Code that draws figures
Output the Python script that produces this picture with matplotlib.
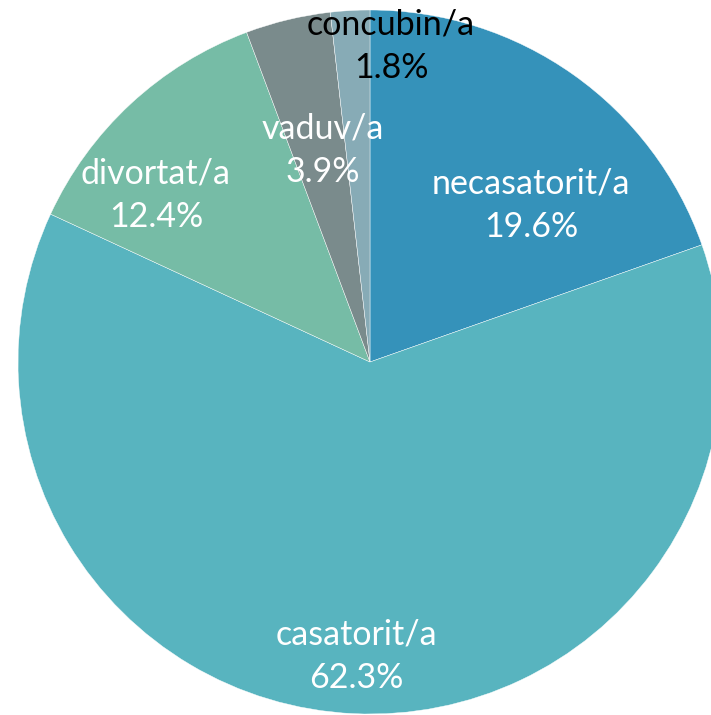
import matplotlib.pyplot as plt

categories = ['necasatorit/a', 'casatorit/a', 'divortat/a', 'vaduv/a', 'concubin/a']
shares = [19.6, 62.3, 12.4, 3.9, 1.8]
colors = ['#3592BA', '#58B4BF', '#76BCA6', '#7A8B8C', '#87ABB6']
text_colors = ['white', 'white', 'white', 'white', 'black']
# label anchor points (pixels, y measured from bottom)
label_pos = [(531, 510), (356, 59), (156, 520), (323, 565), (391, 669)]

fig = plt.figure(figsize=(7.11, 7.15), dpi=100)
ax = fig.add_axes([0, 0, 1, 1])
ax.axis('off')

ax.pie(shares, colors=colors, startangle=90, counterclock=False,
       center=(370, 353), radius=352,
       wedgeprops=dict(edgecolor='white', linewidth=0.3))
ax.set_xlim(0, 711)
ax.set_ylim(0, 715)
ax.set_aspect('equal')

for name, val, (x, y), c in zip(categories, shares, label_pos, text_colors):
    ax.text(x, y, f'{name}\n{val:.1f}%', ha='center', va='center',
            color=c, fontsize=24.5, family='Lato', linespacing=1.45)

fig.savefig('out.png', dpi=100)
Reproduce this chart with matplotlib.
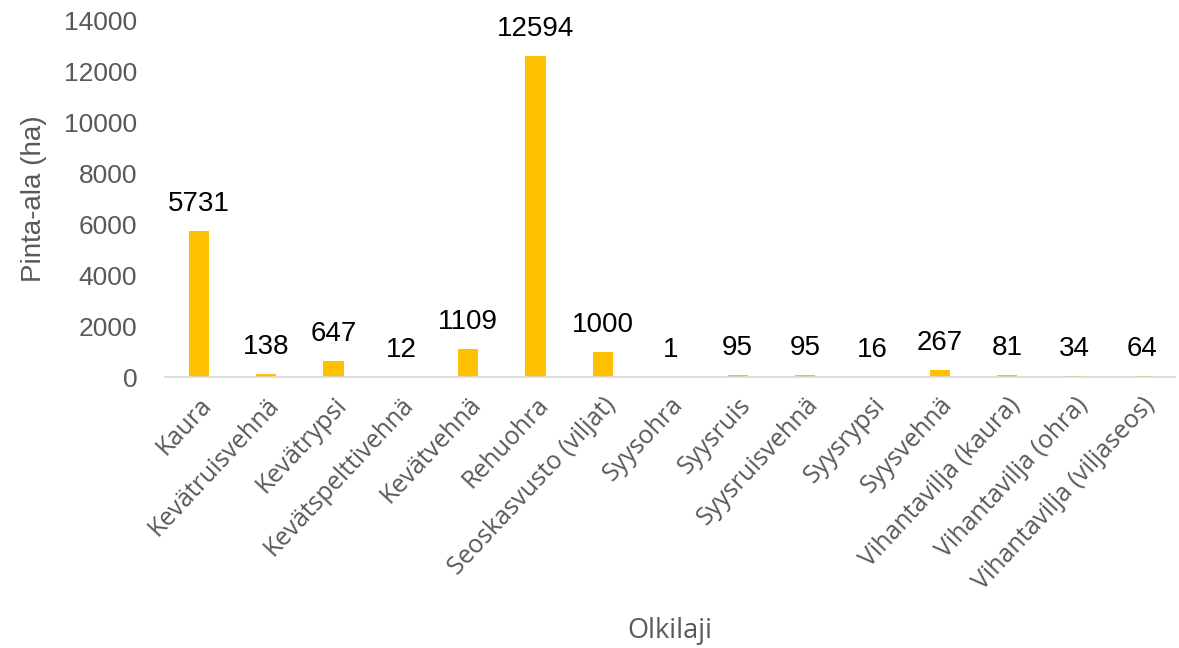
import matplotlib.pyplot as plt
import numpy as np

categories = [
    "Kaura", "Kevätruisvehnä", "Kevätrypsi", "Kevätspelttivehnä", "Kevätvehnä",
    "Rehuohra", "Seoskasvusto (viljat)", "Syysohra", "Syysruis", "Syysruisvehnä",
    "Syysrypsi", "Syysvehnä", "Vihantavilja (kaura)", "Vihantavilja (ohra)",
    "Vihantavilja (viljaseos)",
]
values = [5731, 138, 647, 12, 1109, 12594, 1000, 1, 95, 95, 16, 267, 81, 34, 64]
yticks = [0, 2000, 4000, 6000, 8000, 10000, 12000, 14000]

GRAY = "#595959"

fig = plt.figure(figsize=(11.79, 6.48), dpi=100)
ax = fig.add_axes([0.14, 0.418, 0.857, 0.551])

x = np.arange(len(categories))
bars = ax.bar(x, values, width=0.3, color="#FFC000", zorder=2)
for b, v in zip(bars, values):
    ax.annotate(str(v), (b.get_x() + b.get_width() / 2, v), xytext=(0, 10),
                textcoords="offset points", ha="center", va="bottom",
                fontsize=20, color="black", family="Liberation Sans")

ax.set_xlim(-0.5, len(categories) - 0.5)
ax.set_ylim(0, 14000)
ax.set_yticks(yticks)
ax.set_yticklabels([str(t) for t in yticks], fontsize=19, color=GRAY, family="Liberation Sans")
ax.set_xticks(x)
ax.set_xticklabels(categories, rotation=47, ha="right", rotation_mode="anchor",
                   fontsize=18, color=GRAY, family="Open Sans")
ax.tick_params(axis="both", length=0)
ax.tick_params(axis="y", pad=20)
ax.tick_params(axis="x", pad=11)

for side in ("top", "right", "left"):
    ax.spines[side].set_visible(False)
ax.spines["bottom"].set_color("#D9D9D9")
ax.spines["bottom"].set_linewidth(1.2)

ax.set_ylabel("Pinta-ala (ha)", fontsize=20, color=GRAY, family="Liberation Sans", labelpad=12)
fig.text(0.568, 0.004, "Olkilaji", fontsize=19.5, color=GRAY, family="Open Sans",
         ha="center", va="bottom")

fig.savefig("out.png", dpi=100)
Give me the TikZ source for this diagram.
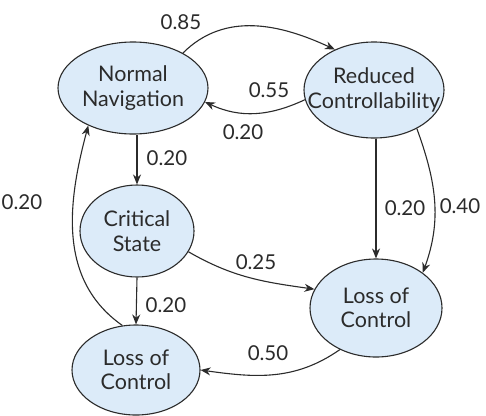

Task statement >> Using the listing above, locate the lines that hold "this" and copy each one.

Complete response >>
Output the Python script that produces this picture with matplotlib.
Reproduce this chart with matplotlib.
Give me the TikZ source for this diagram.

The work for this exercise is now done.